Unfortunately, REPLACE quickly degenerates into a slasher film, filled with endless minutes devoted to slicing the skin off other people to replace her own. On top of that, the script is prone to giant leaps of plot that don’t follow the setup, as well as unsolved logic gaps so that unlike a film like Realiti or Time Lapse, where you can put it all together and it makes sense, there are moments that just add up. For example, as Kira walks from one apartment (hers) to another apartment (hers – same apartment), what did she do, walk in a circle? It seems to be setting up a much more interesting world and much more tightly constructed plot than it actually is. And on that journey, she is talking about her boyfriend to supposedly her best friend, who seems to be telling her he’s a bad person… but later, when we find out the central twist, this conversation doesn’t even make sense. Who is she talking to?

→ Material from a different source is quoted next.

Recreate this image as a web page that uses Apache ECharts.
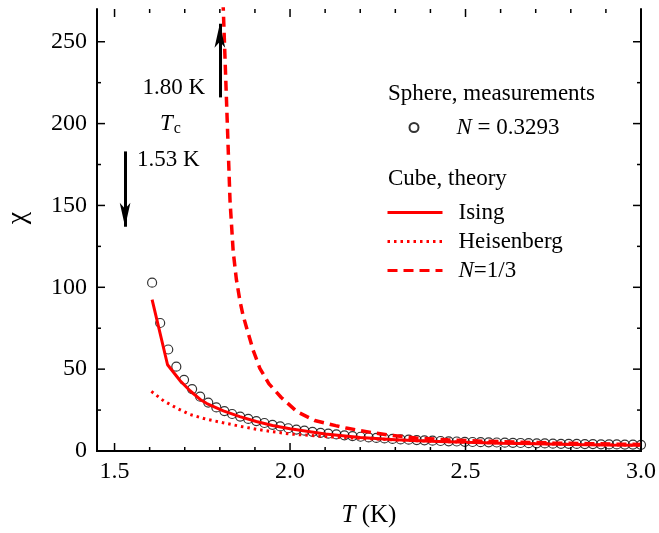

Okay spoilers…. Kira is actually in her late sixties, and has undergone a revolutionary treatment to de-age herself so she looks twenty again. Ostensibly a film about image and our beauty-obsessed with society, REPLACE paints the most vapid and empty portrait of our lead character, reducing her to a mere killing machine only 20 minutes into the film. We never really understand why her youth is so important to her, or if we do, it’s truly the most simplistic of reasoning ‘old = yech essentially.’ Then, about halfway through the film, the character realizes that her daughter must still be alive and older, and she has to see her. So she barrels out to find her…. (pretty simply I would say) … and then sees her for one second and runs away. And that’s the end of the plot point. It has nothing to do with how the rest of the film plays out. Its as if the writer thought – oh, yeah, she’s a woman, you know what women care about? Their looks. Oh, and also children. SO let’s get that in there.
I can’t help but think REPLACE would have been a much stronger film if it had been written and/or directed by a woman. Instead, co-writers Norbert Keil and Richard Stanley offer a film much like the lead character, pretty on the outside but basically an empty shell. Barbara Crampton turns in a campy performance as the evil doctor behind it all, a character that might as well have been a cartoon. The best turn actually comes from Lucie Aron as Kira’s neighbor-turned-lover, who does a fine job leaping through the massive sweeps of character the poorly constructed plot force her to manage.
I have a feeling this film will play at a number of genre festivals over the next six months, this sort of body horror plot matched with stills of sexy women always manages to draw a crowd, unfortunately there isn’t much to hold them there once they are seated.